Saturday, August 22, 2015

Bicentenary of the Unification of Lorraine and Barrois with France 6.5.1966

The County of Bar, from 1354 the Duchy of Bar, was a principality of the Holy Roman Empire comprising the pays de Barrois and centred on the city of Bar-le-Duc. Part of the county—the so-called Barrois mouvant—became a fief of the Kingdom of France in 1301, while the Barrois non-mouvant remained a part of the Empire. From 1480 it was united to the imperial Duchy of Lorraine. Both imperial Bar and Lorraine were ceded to France in 1738. With the death of the last duke, Stanislaus Leszczynski, in 1766 the duchy escheated to the French crown.
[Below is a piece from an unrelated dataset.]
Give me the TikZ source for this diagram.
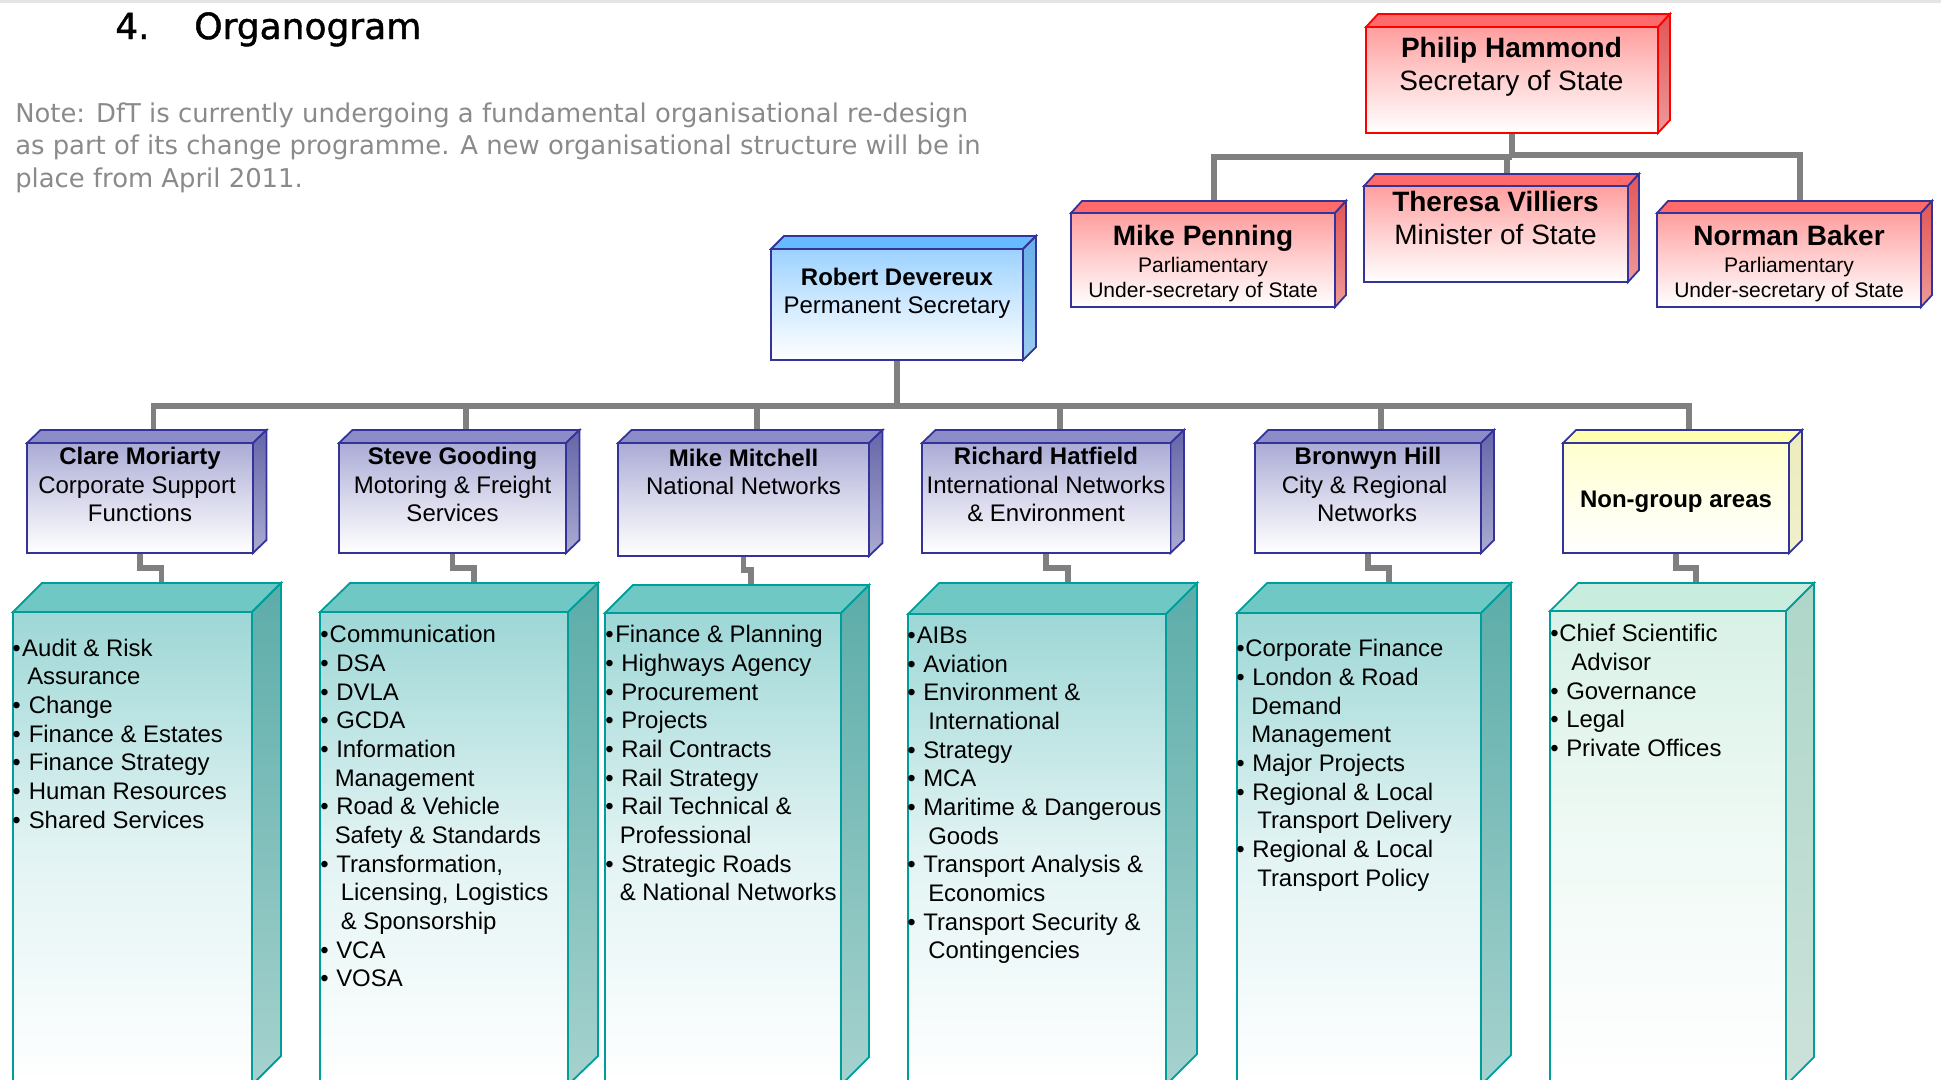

On 2 October 1735 the preliminary Treaty of Vienna granted Bar to the deposed king of Poland, Stanislaus Leszczynski, immediately. He had to wait until the death of Grand Duke Gian Gastone of Tuscany on 9 July 1737 to receive Lorraine. In 1738, after the final Treaty of Vienna, he turned over the incomes from Bar and Lorraine to the French crown in exchange for a generous pension, which he used to fund construction projects in the duchies. On his death on 23 February 1766 the duchies passed to royal domain of France.